- **Problem requirements**:
Make an exact copy, from the records below, of the lines from the line containing "Write a Python" to the line containing "labelBound=False, labelFlush=False)", both lines included, excluding pictures.

— start —

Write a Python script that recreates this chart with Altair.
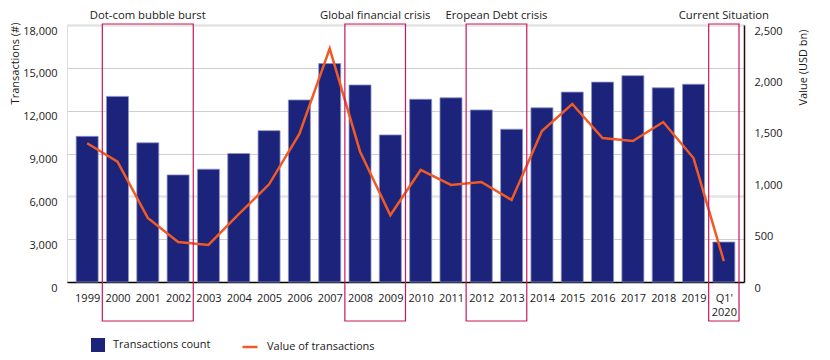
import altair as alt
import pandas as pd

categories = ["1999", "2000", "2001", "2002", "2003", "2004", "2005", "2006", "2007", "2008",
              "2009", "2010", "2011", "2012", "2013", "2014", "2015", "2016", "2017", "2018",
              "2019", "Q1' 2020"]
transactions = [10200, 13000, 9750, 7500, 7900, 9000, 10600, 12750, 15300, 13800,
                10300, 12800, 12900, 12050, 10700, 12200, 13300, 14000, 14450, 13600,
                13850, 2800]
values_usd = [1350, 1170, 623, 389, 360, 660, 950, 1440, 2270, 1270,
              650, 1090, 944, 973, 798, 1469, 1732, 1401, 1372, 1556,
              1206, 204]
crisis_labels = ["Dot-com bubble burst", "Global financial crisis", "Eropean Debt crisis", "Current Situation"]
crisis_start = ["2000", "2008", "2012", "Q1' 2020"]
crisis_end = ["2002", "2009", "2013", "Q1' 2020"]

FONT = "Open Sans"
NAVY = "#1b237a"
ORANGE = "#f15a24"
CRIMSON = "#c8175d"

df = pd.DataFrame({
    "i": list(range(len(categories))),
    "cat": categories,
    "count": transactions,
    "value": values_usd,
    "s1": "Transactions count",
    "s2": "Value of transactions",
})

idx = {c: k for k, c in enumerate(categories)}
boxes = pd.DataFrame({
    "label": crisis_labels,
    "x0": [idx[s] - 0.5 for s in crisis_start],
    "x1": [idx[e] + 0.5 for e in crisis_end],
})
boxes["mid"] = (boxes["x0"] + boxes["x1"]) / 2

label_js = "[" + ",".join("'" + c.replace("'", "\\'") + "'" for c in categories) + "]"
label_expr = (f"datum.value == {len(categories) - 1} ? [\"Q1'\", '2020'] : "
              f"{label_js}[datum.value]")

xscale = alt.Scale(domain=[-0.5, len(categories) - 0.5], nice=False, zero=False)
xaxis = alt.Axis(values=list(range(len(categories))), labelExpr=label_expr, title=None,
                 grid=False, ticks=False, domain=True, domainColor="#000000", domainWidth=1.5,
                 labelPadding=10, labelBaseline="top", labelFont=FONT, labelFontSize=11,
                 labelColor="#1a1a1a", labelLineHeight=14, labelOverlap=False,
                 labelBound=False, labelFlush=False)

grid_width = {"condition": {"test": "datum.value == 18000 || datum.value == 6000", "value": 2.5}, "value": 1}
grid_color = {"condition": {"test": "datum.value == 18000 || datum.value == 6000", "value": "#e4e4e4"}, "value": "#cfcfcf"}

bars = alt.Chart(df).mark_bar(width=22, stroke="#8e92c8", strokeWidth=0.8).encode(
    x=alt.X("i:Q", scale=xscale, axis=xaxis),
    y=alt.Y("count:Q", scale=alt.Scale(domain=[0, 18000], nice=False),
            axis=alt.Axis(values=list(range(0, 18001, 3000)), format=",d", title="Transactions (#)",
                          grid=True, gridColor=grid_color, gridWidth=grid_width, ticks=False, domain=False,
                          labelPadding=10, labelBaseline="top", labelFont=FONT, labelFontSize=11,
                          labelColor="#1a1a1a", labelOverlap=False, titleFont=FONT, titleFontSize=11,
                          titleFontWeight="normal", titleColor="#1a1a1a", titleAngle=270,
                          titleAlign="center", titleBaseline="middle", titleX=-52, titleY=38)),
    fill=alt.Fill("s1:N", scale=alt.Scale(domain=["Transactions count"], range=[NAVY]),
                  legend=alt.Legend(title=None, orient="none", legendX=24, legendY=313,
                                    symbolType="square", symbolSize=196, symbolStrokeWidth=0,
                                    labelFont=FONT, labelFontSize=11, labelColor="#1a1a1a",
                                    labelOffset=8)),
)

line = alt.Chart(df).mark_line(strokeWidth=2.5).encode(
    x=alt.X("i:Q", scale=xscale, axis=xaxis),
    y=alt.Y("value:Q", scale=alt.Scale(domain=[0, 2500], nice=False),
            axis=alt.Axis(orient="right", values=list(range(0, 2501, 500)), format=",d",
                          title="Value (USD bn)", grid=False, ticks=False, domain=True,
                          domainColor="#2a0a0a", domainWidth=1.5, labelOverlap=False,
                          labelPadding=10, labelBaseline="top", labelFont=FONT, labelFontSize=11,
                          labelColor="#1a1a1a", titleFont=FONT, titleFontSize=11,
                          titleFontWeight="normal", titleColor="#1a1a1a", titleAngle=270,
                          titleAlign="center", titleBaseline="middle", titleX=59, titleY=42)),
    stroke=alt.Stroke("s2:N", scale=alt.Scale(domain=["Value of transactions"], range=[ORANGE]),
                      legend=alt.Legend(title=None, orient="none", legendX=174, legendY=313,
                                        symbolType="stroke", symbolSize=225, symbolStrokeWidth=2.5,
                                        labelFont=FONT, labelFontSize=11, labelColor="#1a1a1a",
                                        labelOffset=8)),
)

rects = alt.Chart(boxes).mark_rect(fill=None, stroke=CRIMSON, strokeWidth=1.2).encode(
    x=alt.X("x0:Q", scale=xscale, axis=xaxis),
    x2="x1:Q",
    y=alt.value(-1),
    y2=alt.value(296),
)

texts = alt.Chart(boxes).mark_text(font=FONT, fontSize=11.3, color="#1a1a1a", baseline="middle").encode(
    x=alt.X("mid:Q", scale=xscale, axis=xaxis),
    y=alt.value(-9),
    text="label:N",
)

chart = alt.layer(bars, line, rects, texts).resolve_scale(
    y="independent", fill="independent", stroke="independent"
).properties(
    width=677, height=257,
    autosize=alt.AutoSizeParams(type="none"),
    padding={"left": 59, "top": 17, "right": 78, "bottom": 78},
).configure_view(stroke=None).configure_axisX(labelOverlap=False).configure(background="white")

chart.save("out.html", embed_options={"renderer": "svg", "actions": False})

— end —
— start —

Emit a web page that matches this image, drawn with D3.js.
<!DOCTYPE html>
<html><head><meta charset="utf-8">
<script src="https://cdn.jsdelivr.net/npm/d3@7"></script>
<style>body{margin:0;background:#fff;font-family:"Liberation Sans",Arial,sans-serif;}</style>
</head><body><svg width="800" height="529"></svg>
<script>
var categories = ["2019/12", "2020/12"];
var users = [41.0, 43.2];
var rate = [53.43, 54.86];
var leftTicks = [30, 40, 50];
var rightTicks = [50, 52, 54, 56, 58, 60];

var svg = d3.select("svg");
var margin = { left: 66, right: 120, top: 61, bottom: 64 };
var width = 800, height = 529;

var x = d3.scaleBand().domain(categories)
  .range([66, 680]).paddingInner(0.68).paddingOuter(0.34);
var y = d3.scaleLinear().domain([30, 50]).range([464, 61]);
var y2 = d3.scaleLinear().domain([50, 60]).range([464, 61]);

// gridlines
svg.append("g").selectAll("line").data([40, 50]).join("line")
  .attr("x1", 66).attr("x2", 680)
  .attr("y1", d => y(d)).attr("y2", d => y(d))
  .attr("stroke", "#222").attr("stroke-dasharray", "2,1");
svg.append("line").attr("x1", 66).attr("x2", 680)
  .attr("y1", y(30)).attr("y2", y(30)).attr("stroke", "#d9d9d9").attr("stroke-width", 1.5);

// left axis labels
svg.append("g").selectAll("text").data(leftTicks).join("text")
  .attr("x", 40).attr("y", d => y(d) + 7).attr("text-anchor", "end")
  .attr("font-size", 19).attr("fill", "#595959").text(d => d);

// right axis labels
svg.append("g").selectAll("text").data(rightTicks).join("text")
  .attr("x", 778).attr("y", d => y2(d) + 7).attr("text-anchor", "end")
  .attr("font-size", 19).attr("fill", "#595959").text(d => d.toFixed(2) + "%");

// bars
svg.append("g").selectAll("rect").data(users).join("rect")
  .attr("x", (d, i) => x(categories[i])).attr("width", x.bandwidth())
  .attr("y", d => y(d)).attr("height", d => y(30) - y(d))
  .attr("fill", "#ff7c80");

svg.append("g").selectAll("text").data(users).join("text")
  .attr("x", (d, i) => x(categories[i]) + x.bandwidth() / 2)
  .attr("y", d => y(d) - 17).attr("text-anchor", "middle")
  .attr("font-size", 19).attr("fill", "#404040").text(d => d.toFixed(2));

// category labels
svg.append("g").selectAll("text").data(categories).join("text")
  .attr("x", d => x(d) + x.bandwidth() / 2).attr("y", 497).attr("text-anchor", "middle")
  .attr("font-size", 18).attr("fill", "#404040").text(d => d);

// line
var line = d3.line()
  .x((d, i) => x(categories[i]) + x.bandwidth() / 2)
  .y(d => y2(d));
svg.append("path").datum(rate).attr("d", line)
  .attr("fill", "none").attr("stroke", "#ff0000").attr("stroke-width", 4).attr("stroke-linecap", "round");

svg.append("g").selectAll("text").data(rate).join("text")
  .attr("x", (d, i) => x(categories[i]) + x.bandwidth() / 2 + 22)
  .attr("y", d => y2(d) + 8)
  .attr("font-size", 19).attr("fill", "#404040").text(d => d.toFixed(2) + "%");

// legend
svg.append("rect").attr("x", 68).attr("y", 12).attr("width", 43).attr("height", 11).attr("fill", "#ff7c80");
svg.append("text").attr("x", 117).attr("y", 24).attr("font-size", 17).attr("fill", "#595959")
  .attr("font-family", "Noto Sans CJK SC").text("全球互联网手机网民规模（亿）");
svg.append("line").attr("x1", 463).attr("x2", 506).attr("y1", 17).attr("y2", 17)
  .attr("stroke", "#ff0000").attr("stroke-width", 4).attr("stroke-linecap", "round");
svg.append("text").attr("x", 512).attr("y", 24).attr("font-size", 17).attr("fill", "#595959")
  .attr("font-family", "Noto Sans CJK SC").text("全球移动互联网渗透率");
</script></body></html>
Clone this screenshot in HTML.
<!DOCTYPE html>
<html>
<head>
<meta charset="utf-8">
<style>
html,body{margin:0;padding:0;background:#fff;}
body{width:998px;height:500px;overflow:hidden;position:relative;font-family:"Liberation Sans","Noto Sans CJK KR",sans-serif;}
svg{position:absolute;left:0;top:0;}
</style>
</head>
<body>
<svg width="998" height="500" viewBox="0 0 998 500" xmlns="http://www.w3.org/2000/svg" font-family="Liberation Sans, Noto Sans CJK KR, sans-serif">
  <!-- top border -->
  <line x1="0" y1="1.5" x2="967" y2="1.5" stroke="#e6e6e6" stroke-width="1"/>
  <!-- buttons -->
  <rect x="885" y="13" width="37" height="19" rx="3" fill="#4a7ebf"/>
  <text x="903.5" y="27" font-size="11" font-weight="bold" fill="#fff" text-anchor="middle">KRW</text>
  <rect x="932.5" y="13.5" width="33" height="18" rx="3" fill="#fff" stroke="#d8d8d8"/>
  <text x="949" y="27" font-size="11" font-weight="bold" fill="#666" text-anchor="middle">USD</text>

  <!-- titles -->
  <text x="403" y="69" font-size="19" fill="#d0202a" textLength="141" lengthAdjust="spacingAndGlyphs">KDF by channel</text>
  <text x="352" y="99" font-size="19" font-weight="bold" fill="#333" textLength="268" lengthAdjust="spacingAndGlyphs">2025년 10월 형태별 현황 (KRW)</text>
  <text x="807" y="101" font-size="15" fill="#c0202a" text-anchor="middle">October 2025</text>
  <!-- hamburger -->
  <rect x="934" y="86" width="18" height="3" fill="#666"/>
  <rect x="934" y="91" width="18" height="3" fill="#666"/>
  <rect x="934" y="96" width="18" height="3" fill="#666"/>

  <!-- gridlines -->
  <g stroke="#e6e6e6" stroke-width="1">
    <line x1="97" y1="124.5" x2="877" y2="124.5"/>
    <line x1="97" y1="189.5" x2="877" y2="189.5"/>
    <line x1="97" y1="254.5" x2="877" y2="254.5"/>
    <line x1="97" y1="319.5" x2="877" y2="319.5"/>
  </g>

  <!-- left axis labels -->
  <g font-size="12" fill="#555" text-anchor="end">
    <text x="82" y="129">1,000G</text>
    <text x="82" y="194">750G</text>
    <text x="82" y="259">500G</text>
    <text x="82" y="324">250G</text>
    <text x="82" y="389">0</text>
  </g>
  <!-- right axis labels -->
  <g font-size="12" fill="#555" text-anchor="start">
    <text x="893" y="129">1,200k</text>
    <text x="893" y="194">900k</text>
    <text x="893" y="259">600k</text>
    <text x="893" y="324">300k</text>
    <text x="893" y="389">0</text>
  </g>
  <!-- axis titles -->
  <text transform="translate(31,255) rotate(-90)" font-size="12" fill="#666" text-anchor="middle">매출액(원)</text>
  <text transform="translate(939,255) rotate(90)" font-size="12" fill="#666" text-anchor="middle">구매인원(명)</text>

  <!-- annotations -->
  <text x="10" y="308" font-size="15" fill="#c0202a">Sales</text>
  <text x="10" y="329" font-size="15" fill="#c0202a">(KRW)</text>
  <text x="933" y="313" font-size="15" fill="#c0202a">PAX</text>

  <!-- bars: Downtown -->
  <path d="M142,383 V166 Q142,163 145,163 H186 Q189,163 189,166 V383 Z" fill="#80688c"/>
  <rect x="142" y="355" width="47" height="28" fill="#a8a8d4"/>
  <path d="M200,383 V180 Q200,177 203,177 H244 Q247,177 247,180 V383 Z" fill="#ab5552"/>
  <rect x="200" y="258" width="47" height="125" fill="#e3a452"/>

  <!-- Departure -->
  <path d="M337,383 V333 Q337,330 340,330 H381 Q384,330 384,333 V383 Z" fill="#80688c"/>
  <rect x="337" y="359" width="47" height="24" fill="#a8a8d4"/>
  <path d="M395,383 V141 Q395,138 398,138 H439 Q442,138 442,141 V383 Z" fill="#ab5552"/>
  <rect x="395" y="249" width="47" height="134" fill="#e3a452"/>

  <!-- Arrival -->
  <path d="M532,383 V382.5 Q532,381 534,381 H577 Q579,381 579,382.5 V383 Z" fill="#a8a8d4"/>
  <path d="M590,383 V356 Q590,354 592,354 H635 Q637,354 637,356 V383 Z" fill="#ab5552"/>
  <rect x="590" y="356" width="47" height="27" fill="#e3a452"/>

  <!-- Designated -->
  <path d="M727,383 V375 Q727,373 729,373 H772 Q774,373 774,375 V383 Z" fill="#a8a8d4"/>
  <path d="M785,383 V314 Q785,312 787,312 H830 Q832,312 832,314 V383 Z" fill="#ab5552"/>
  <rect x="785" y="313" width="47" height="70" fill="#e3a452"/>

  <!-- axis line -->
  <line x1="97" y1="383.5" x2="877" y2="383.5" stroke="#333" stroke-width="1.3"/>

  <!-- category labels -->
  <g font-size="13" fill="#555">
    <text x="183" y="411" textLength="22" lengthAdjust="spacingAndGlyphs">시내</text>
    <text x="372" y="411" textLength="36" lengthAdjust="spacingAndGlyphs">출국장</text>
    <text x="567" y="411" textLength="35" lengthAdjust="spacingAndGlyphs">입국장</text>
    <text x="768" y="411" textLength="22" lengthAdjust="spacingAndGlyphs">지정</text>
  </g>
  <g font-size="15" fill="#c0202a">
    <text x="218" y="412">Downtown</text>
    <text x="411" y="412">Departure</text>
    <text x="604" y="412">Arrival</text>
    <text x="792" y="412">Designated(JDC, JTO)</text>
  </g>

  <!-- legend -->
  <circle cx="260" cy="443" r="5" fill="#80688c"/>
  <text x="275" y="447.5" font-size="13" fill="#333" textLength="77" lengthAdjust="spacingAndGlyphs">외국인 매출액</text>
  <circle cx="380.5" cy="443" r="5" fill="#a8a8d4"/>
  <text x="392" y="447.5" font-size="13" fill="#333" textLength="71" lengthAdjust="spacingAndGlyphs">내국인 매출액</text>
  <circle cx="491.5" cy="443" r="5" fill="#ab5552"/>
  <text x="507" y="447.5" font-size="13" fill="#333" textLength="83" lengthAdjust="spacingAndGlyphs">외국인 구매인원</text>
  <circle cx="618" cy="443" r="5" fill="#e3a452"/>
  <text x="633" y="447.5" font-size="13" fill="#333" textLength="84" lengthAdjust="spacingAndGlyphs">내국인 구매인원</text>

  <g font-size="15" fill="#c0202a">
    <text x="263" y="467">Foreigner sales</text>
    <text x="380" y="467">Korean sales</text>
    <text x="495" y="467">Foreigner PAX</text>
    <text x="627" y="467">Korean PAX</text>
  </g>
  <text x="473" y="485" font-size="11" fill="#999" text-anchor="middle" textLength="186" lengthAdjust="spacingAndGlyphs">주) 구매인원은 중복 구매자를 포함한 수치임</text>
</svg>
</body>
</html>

— end —

- **Response to the exercise**:
Write a Python script that recreates this chart with Altair.
import altair as alt
import pandas as pd

categories = ["1999", "2000", "2001", "2002", "2003", "2004", "2005", "2006", "2007", "2008",
              "2009", "2010", "2011", "2012", "2013", "2014", "2015", "2016", "2017", "2018",
              "2019", "Q1' 2020"]
transactions = [10200, 13000, 9750, 7500, 7900, 9000, 10600, 12750, 15300, 13800,
                10300, 12800, 12900, 12050, 10700, 12200, 13300, 14000, 14450, 13600,
                13850, 2800]
values_usd = [1350, 1170, 623, 389, 360, 660, 950, 1440, 2270, 1270,
              650, 1090, 944, 973, 798, 1469, 1732, 1401, 1372, 1556,
              1206, 204]
crisis_labels = ["Dot-com bubble burst", "Global financial crisis", "Eropean Debt crisis", "Current Situation"]
crisis_start = ["2000", "2008", "2012", "Q1' 2020"]
crisis_end = ["2002", "2009", "2013", "Q1' 2020"]

FONT = "Open Sans"
NAVY = "#1b237a"
ORANGE = "#f15a24"
CRIMSON = "#c8175d"

df = pd.DataFrame({
    "i": list(range(len(categories))),
    "cat": categories,
    "count": transactions,
    "value": values_usd,
    "s1": "Transactions count",
    "s2": "Value of transactions",
})

idx = {c: k for k, c in enumerate(categories)}
boxes = pd.DataFrame({
    "label": crisis_labels,
    "x0": [idx[s] - 0.5 for s in crisis_start],
    "x1": [idx[e] + 0.5 for e in crisis_end],
})
boxes["mid"] = (boxes["x0"] + boxes["x1"]) / 2

label_js = "[" + ",".join("'" + c.replace("'", "\\'") + "'" for c in categories) + "]"
label_expr = (f"datum.value == {len(categories) - 1} ? [\"Q1'\", '2020'] : "
              f"{label_js}[datum.value]")

xscale = alt.Scale(domain=[-0.5, len(categories) - 0.5], nice=False, zero=False)
xaxis = alt.Axis(values=list(range(len(categories))), labelExpr=label_expr, title=None,
                 grid=False, ticks=False, domain=True, domainColor="#000000", domainWidth=1.5,
                 labelPadding=10, labelBaseline="top", labelFont=FONT, labelFontSize=11,
                 labelColor="#1a1a1a", labelLineHeight=14, labelOverlap=False,
                 labelBound=False, labelFlush=False)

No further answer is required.